National Post

In praise of the oilsands

- Philip Cross Financial Post Philip Cross is a senior fellow at the Macdonald-laurier Institute.

The Macdonald-laurier Institute has just released a paper of mine on the oilsands and Canada’s economy. Many Canadians outside the prairie provinces have trouble understand­ing — or accepting — that Alberta’s oilsands are still enormously important to our economy. The $8.3 billion of new investment in the oilsands last year represente­d 4.5 per cent of all Canada’s business investment in 2020 and was four times the capital spending undertaken by the auto manufactur­ers whom eastern-canadian politician­s continue to lionize and subsidize.

The oilsands now dominate Canada’s crude oil production, with 70 per cent of total output, and the recent investment­s mean production will continue to grow. Most is destined for the U.S. market. While U.S. oil imports have fallen sharply as domestic shale-oil output has expanded, demand for Canadian oil has risen steadily because of declining supplies of heavy oil from Mexico and Venezuela, as well as the lower price Americans pay for our oil.

Oilsands production and investment have different impacts on Canada’s economy. The overall effect on GDP is about the same but increased investment creates more jobs in both Alberta and the rest of Canada in the short term. Higher production creates fewer jobs because producing bitumen does not require much labour. On the other hand, these jobs pay more and are stable over the long term. The stability of oilsands operations was displayed during the pandemic, as employment in oil and gas extraction fell only 0.9 per cent, compared with a 17 per cent drop in drilling and exploratio­n operations.

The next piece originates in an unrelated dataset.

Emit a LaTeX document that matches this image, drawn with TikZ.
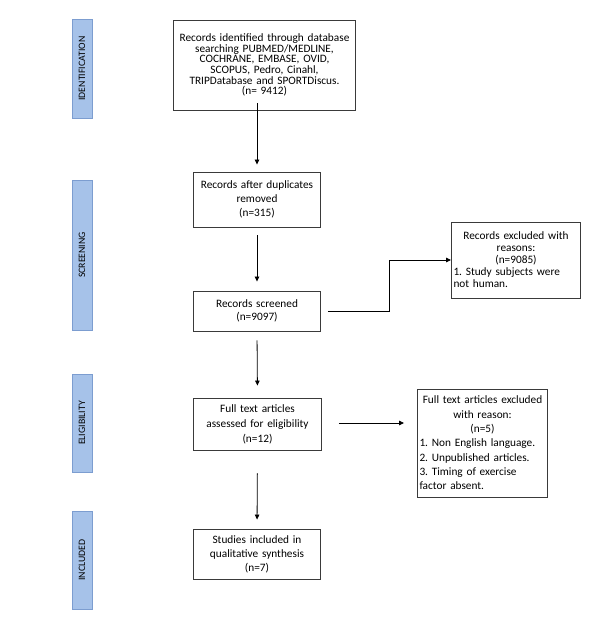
\documentclass[tikz,border=0pt]{standalone}
\usepackage{fontspec}
\setmainfont{Carlito}
\usetikzlibrary{arrows.meta}
\frenchspacing
\definecolor{barfill}{HTML}{A6C2E9}
\definecolor{barline}{HTML}{7C9DD0}
\definecolor{boxline}{HTML}{3A3A3A}
\tikzset{
  stagebar/.style={draw=barline, fill=barfill, line width=0.8pt, minimum width=20pt, inner sep=0pt},
  stagetext/.style={rotate=90, font=\fontsize{9.8}{11}\selectfont, text=black},
  flowbox/.style={draw=boxline, line width=0.9pt, inner sep=2pt, align=center},
  lsp/.style={font=\fontsize{11.3}{#1}\selectfont},
  flowarrow/.style={draw=black, line width=0.8pt, -{Triangle[length=5pt,width=4.5pt]}},
  flowline/.style={draw=black, line width=0.8pt}
}
\begin{document}
\begin{tikzpicture}[x=1pt,y=-1pt]
\useasboundingbox (0,0) rectangle (599,624);
% stage bars
\node[stagebar, minimum height=99pt] (s1) at (82,68.5) {};
\node[stagetext] at (s1) {IDENTIFICATION};
\node[stagebar, minimum height=150pt] (s2) at (82,255) {};
\node[stagetext] at (s2) {SCREENING};
\node[stagebar, minimum height=98pt] (s3) at (82,423) {};
\node[stagetext] at (s3) {ELIGIBILITY};
\node[stagebar, minimum height=98pt] (s4) at (82,560) {};
\node[stagetext] at (s4) {INCLUDED};
% boxes
\node[flowbox, lsp=10.6, minimum width=181pt, minimum height=90pt, text width=178pt] (b1) at (264.5,65)
  {Records identified through database\\searching PUBMED/MEDLINE,\\COCHRANE, EMBASE, OVID,\\SCOPUS, Pedro, Cinahl,\\TRIPDatabase and SPORTDiscus.\\(n= 9412)};
\node[flowbox, lsp=14, minimum width=126pt, minimum height=55pt, text width=123pt] (b2) at (257,199.5)
  {Records after duplicates\\removed\\(n=315)};
\node[flowbox, lsp=13.3, minimum width=126pt, minimum height=40pt, text width=123pt] (b3) at (257,311)
  {Records screened\\(n=9097)};
\node[flowbox, lsp=12, minimum width=128pt, minimum height=76pt, text width=125pt, align=left] (b4) at (516,260)
  {{\centering Records excluded with\\reasons:\\(n=9085)\par}1. Study subjects were\\not human.};
\node[flowbox, lsp=15, minimum width=127pt, minimum height=52pt, text width=124pt] (b5) at (257.5,424)
  {Full text articles\\assessed for eligibility\\(n=12)};
\node[flowbox, lsp=14.3, minimum width=129pt, minimum height=108pt, text width=126pt, align=left] (b6) at (482.5,443)
  {{\centering Full text articles excluded\\with reason:\\(n=5)\par}1. Non English language.\\2. Unpublished articles.\\3. Timing of exercise\\factor absent.};
\node[flowbox, lsp=14, minimum width=126pt, minimum height=50pt, text width=123pt] (b7) at (257,554)
  {Studies included in\\qualitative synthesis\\(n=7)};
% connectors
\coordinate (a1s) at ([yshift=7pt]b2|-b1.south);
\draw[flowarrow, shorten >=7pt] (a1s) -- (b2.north);
\draw[flowarrow, shorten <=8pt, shorten >=9pt] (b2.south) -- (b3.north);
\draw[flowarrow, shorten <=9pt, shorten >=12pt] (b3.south) -- (b5.north);
\draw[flowarrow, shorten <=23pt, shorten >=9pt] (b5.south) -- (b7.north);
\coordinate (elbow) at (389,0);
\draw[flowarrow, shorten <=7pt] (b3.east) -- (elbow|-b3.east) -- (elbow|-b4.west) -- (b4.west);
\draw[flowarrow, shorten <=17pt, shorten >=13pt] ([yshift=1pt]b5.east) -- ([yshift=1pt]b5.east-|b6.west);
\end{tikzpicture}
\end{document}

All provinces not named Alberta also benefit from higher oilsands investment and production. The rest of Canada garners 18.3 per cent of the incomes generated by investment and 13.5 per cent of incomes from production. Their share of job gains is even larger, although because the oilsands need comparativ­ely little labour the number of jobs is small in absolute terms. Central Canada, notably Ontario, benefits most from both oilsands investment and production.

While oilsands investment is volatile, production has risen steadily for three decades, even despite lower oil prices after 2015. Steady production growth reflects how lower investment only affects the rate of increase of future production. Because of the high level of fixed costs, once an oilsands plant starts producing it rarely stops for extended periods — unlike drilling rigs, which are easily mothballed or moved to the U.S.

It is misleading to speak of “Canada’s oilsands” as a uniform entity. Every project has unique costs, produces varying types of bitumen and has different emission levels. There are two main oilsands technologi­es. One is the open-pit mining the media relentless­ly displays in its desire to (ahem) tar the oilsands with a bad environmen­tal image. In fact, the majority of oilsands production now comes from steam-assisted undergroun­d “in situ” operations. These are typically smaller projects with lower costs that adapt more easily to the inevitable fluctuatio­ns in oil prices. While in situ projects damage surroundin­g land less than mining does, the need for steam to heat the oil sand requires burning natural gas, which produces greenhouse gas emissions. To reduce both costs and emissions, the industry increasing­ly uses solvents that reduce the input of natural gas.

The industry long ago lost the public relations battle about its environmen­tal impact. As a result, the improvemen­t in its record as in situ operations have overtaken mining has been largely ignored. The chief economist of the Internatio­nal Energy Agency acknowledg­ed this new reality when he said the contributi­on of the oilsands to global emissions “is not peanuts, it is a fraction of peanuts.”

Even so, almost all media stories on the oilsands feature photos of shovels loading bitumen into massive trucks that rumble across landscape scarred by openpit mining and around tailing ponds presumably full of toxic materials. The Economist spoke for many when it called oilsand strip-mining “One of the bleakest scenes of man-made destructio­n.” These apocalypti­c pictures have become “the coveted oilsands porn” of the industry’s foes, in the words of Alberta Oil magazine.

What is only rarely shown is how the land looks after its rehabilita­tion, which all companies must fund when they begin operations. Equally rare are photos of relatively pristine in situ sites, where the work is conducted undergroun­d and without waste ponds. As one critic admitted, undergroun­d operations “are squeaky clean with little to no above-ground toxins.” The boreal footprint of the oilsands is less than 10 per cent of the 11,000 square kilometres Quebec flooded to build its hydro power. Yet Quebec politician­s ritually denounce Alberta’s “dirty oil” while ignoring the environmen­tal damage of their own self-styled “clean hydro.”

The oilsands not only create wealth and jobs but are a stellar example of innovation by Canadian companies. Unfortunat­ely, negative public and media perception­s (telegraphe­d by the completely inaccurate descriptor “tar sands”) have been encouraged both by overseas competitor­s and by U.S. customers, who have benefited enormously from heavily discounted prices for bitumen. Taking their cue from their political leaders, not enough Canadians look at this industry as an example to emulate, not a pariah to defame.